Approximately 800 million plastic bottles are used in Jamaica each year and only about 20 per cent are reportedly being collected for recycling.

JET and other environmental interests in Jamaica have been advocating for a deposit refund scheme for plastic bottles since the mid-1990s.

“Every year the haul of plastic bottles on International Coastal Clean-up Day becomes larger and larger – this year volunteers collected over 261,000 plastic bottles from our coastline in one day,” JET CEO Suzanne Stanley said in a press release on Thursday. “We commend the Jamaican Government for its recent steps to curb plastic pollution by banning single-use plastic bags, straws and styrofoam; however, plastic bottles remain an enormous challenge to the island’s waste stream,” she added.

The promised deposit refund scheme for plastic bottles is critical to addressing Jamaica’s plastic pollution problem, according to JET, which is urging the Jamaican Government and private-sector interests tasked with leading the scheme to implement it as soon as possible. Under the proposed plastic bottle initiative, consumers are to receive a cash rebate for the return of plastic bottles to designated redemption centres across the island. These will then be processed for recycling, thereby removing them from the island’s waste stream.

Among the other top 10 items collected by volunteers on International Coastal Clean-up Day in 2019 were plastic bags and styrofoam. Single-use plastic shopping bags, measuring less than 24” x 24” and imported styrofoam food and beverage containers were banned in Jamaica in January 2019.

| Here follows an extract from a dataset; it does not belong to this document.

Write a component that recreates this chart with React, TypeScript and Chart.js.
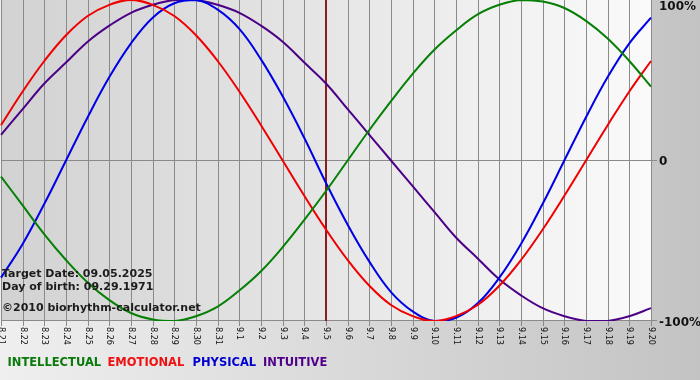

“Although we saw a decrease in the number of plastic grocery bags collected in 2019 when compared to 2018, the number of ‘other’ plastic bags that were collected increased, so overall the total number of plastic bags collected on ICC Day increased by 8.2 per cent,” said Ashley Codner, JET project coordinator. “We have noted a 33 per cent decrease in the number of plastic straws collected in 2019, however, so we hope that in coming years the ICC statistics for plastic bags and styrofoam will also reflect that kind of sharp decline.”